Trigger Warning:: Transmisogyny, violence, trans*phobia, homophobia, assault

Privilege is something that is granted and gained. Privilege is something that is given, and taken away, by other people and society. People do not just roll over and decide to be privileged one day. If it was that easy, there are a lot of people in the world who would love to hit that privilege switch. Privilege is something that is handed to people society deems worthy, mostly white, cis, straight men who aren’t poor. Just as privilege can be given, it can be taken away, almost in the blink of an eye. A trans* person who is perceived as cis has passing privilege that can be easily removed the moment they are known to be trans*. A queer person who is perceived as straight can lose their ‘straight passing’ privilege the moment their identity and status as a queer person is known. Take it account how many people do not know of their privileges until the moment it is taken away.

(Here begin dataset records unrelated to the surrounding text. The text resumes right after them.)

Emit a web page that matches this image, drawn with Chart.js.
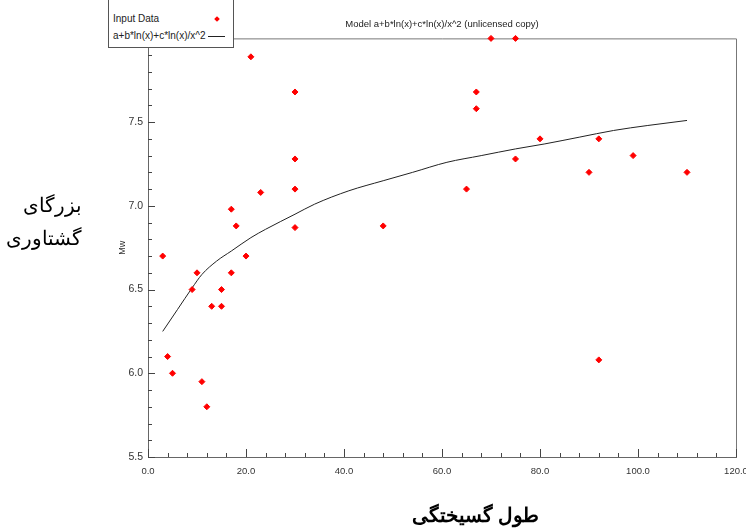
<!DOCTYPE html>
<html><head><meta charset="utf-8">
<script src="https://cdn.jsdelivr.net/npm/chart.js@4.4.1/dist/chart.umd.min.js"></script>
<style>
html,body{margin:0;padding:0;background:#fff;}
#wrap{position:relative;width:746px;height:531px;overflow:hidden;}
canvas{position:absolute;left:0;top:0;}
.fa{position:absolute;font-family:"Times New Roman","Liberation Serif",serif;direction:rtl;color:#000;white-space:nowrap;}
#legend{position:absolute;left:108px;top:-1px;width:124px;height:48px;border:1px solid #555;border-top:none;background:#fff;font-family:"Liberation Sans",Arial,sans-serif;font-size:10px;color:#222;}
#legend .t{position:absolute;left:4px;white-space:nowrap;line-height:12px;}
#mk{position:absolute;left:106px;top:18px;width:4px;height:4px;background:#f00;transform:rotate(45deg);}
#ln{position:absolute;left:99px;top:37px;width:17px;height:1px;background:#222;}
</style></head><body>
<div id="wrap">
<canvas id="c" width="746" height="531"></canvas>
<div id="legend">
  <div class="t" style="top:14px">Input Data</div>
  <div class="t" style="top:31px">a+b*ln(x)+c*ln(x)/x^2</div>
  <div id="mk"></div><div id="ln"></div>
</div>
<div class="fa" style="left:0;width:82px;text-align:right;top:193px;font-size:20px;">بزرگای</div>
<div class="fa" style="left:0;width:82px;text-align:right;top:226px;font-size:20px;">گشتاوری</div>
<div class="fa" style="left:370px;width:210px;text-align:center;top:503px;font-size:20px;font-weight:bold;">طول گسیختگی</div>
</div>
<script>
const titleText = 'Model a+b*ln(x)+c*ln(x)/x^2 (unlicensed copy)';
const yTitle = 'Mw';
const pointX = [3,4,5,9,10,11,12,13,15,15,17,17,18,20,21,23,30,30,30,30,48,65,67,67,70,75,75,80,90,92,92,99,110];
const pointY = [6.70,6.10,6.00,6.50,6.60,5.95,5.80,6.40,6.50,6.40,6.98,6.60,6.88,6.70,7.89,7.08,7.68,7.28,7.10,6.87,6.88,7.10,7.68,7.58,8.00,8.00,7.28,7.40,7.20,7.40,6.08,7.30,7.20];
const curveX = [3,6,9,11,14,17,21,24,30,34,41,48,54,61,68,75,81,88,95,102,110];
const curveY = [6.25,6.38,6.51,6.59,6.67,6.73,6.81,6.86,6.95,7.01,7.09,7.15,7.20,7.26,7.30,7.34,7.37,7.41,7.45,7.48,7.51];

const FONT = '"Liberation Sans",Arial,sans-serif';

const framePlugin = {
  id: 'frame',
  beforeDatasetsDraw(chart) {
    const {ctx, chartArea: a, scales} = chart;
    ctx.save();
    ctx.strokeStyle = '#777';
    ctx.lineWidth = 1;
    ctx.beginPath();
    ctx.moveTo(a.left, a.top + 0.5); ctx.lineTo(a.right + 0.5, a.top + 0.5);
    ctx.lineTo(a.right + 0.5, a.bottom);
    ctx.stroke();
    ctx.strokeStyle = '#444';
    ctx.beginPath();
    const xs = scales.x, ys = scales.y;
    for (let i = 0; ; i++) {
      const v = xs.min + i * 4;
      if (v > xs.max + 1e-9) break;
      const px = Math.round(xs.getPixelForValue(v)) + 0.5;
      const len = (i % 5 === 0) ? 8 : 4;
      ctx.moveTo(px, a.bottom); ctx.lineTo(px, a.bottom - len);
    }
    for (let i = 0; ; i++) {
      const v = ys.min + i * 0.1;
      if (v > ys.max + 1e-9) break;
      const py = Math.round(ys.getPixelForValue(v)) + 0.5;
      const len = (i % 5 === 0) ? 7 : 4;
      ctx.moveTo(a.left, py); ctx.lineTo(a.left + len, py);
    }
    ctx.stroke();
    ctx.restore();
  }
};

new Chart(document.getElementById('c'), {
  type: 'scatter',
  data: {
    datasets: [
      {
        label: 'a+b*ln(x)+c*ln(x)/x^2',
        data: curveX.map((x, i) => ({x, y: curveY[i]})),
        showLine: true,
        borderColor: '#222',
        borderWidth: 1,
        pointRadius: 0,
        fill: false,
        cubicInterpolationMode: 'monotone',
        order: 2
      },
      {
        label: 'Input Data',
        data: pointX.map((x, i) => ({x, y: pointY[i]})),
        pointStyle: 'rectRot',
        pointRadius: 3,
        pointBackgroundColor: '#ff0000',
        pointBorderColor: '#ff0000',
        pointBorderWidth: 1,
        clip: false,
        order: 1
      }
    ]
  },
  options: {
    responsive: false,
    animation: false,
    layout: {padding: {left: 110, right: 10, top: 0, bottom: 0}},
    plugins: {
      legend: {display: false},
      tooltip: {enabled: false},
      title: {
        display: true, text: titleText, fullSize: false, align: 'center',
        color: '#222', font: {family: FONT, size: 9.5, weight: 'normal'},
        padding: {top: 19, bottom: 8}
      }
    },
    scales: {
      x: {
        type: 'linear', min: 0, max: 120,
        grid: {drawOnChartArea: false, drawTicks: false},
        border: {display: true, color: '#666', width: 1},
        ticks: {stepSize: 20, autoSkip: false, maxRotation: 0, padding: 9,
          color: '#333', font: {family: FONT, size: 9.5},
          callback: v => Number(v).toFixed(1)},
        afterFit: s => { s.height = 74; s.paddingLeft = 0; s.paddingRight = 0; }
      },
      y: {
        type: 'linear', min: 5.5, max: 8.0,
        grid: {drawOnChartArea: false, drawTicks: false},
        border: {display: true, color: '#666', width: 1},
        ticks: {stepSize: 0.5, autoSkip: false, padding: 5,
          color: '#333', font: {family: FONT, size: 10.5},
          callback: v => (v >= 7.99 ? '' : Number(v).toFixed(1))},
        title: {display: true, text: yTitle, color: '#333',
          font: {family: FONT, size: 9}, padding: {top: 7, bottom: 0}},
        afterFit: s => { s.width = 38; s.paddingTop = 0; s.paddingBottom = 0; }
      }
    }
  },
  plugins: [framePlugin]
});
</script>
</body></html>
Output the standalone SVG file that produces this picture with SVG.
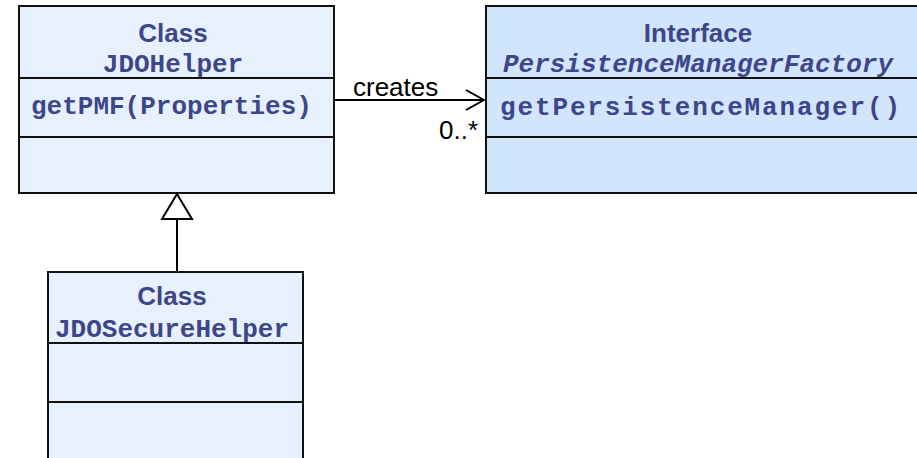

One of the better examples is when a person of privilege is a victim of a hate crime for being perceived as a queer person. A trans man who is perceived as a woman by his attacker and is assaulted as such in a misogynistic attack; a straight man that is perceived to be gay and thus is the victim of gay bashing or a verbal assault. People can experience the violence of being perceived as queer without actually being queer due to the perception of another. Denying this experience strips the victim of their assault, whether verbal, physical, sexual or a combination of such. Take the first example. This man has become a victim of misogyny due to his attacker perceiving him as being a woman. While the attack may be tinged with cissexism, trans*phobia, and maybe even homophobia, the attacker still carried out the attack as one meant to be rooted in misogyny. It is almost as if the other causes are accidental. Denying this denies the impact that such violence has not only on queer people, but on the majority as well.